What was Pol Pot eating while two million Cambodians were dying of hunger? Did Idi Amin really eat human flesh? And why was Fidel Castro obsessed with one particular cow?
 
Traveling across four continents, from the ruins of Iraq to the savannahs of Kenya, Szablowski tracked down the personal chefs of five dictators known for the oppression and massacre of their own citizens — Iraq’s Saddam Hussein, Uganda’s Idi Amin, Albania’s Enver Hoxha, Cuba’s Fidel Castro, and Cambodia’s Pol Pot — and listened to their stories over sweet-and-sour soup, goat-meat pilaf, bottles of rum, and games of gin rummy. Dishy, deliciously readable and dead serious, 

“How to Feed a Dictator” provides a knife’s-edge view of life under tyranny.

“Amazing stories… Intimate portraits of how [these five ruthless leaders] were at home and at the table,” Lulu Garcia-Navarro wrote about the book on NPR’s Weekend Edition Sunday.

Szablowski graduated from the Department of Journalism and Political Science at the Warsaw University. He has also studied political science in Istanbul.

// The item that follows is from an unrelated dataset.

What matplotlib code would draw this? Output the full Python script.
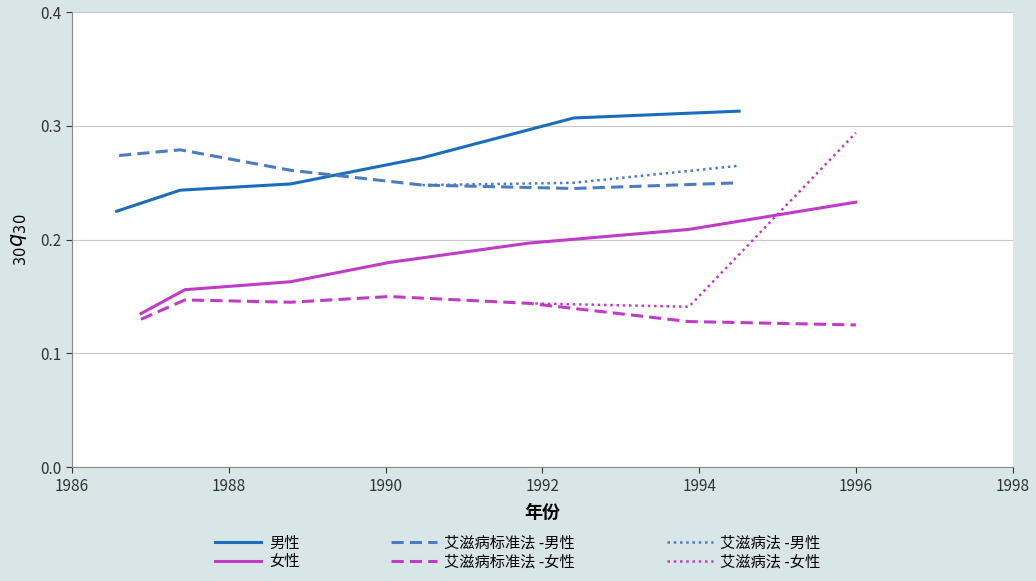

While working as an intern at CNN Türk, he visited all of Turkey. 

He began his journalistic career with TVN24, one of the leading news channels of Poland. In 2006 he began working for “Gazeta Wyborcza” and its weekly supplement “Duzy Format”, becoming the youngest reporter in its team. He worked there until 2016.

Since 2018 he has been associated with “Dzien dobry TVN”, a Polish morning show broadcast. Since April 2019 on Newonce Radio he runs his radio show about traveling.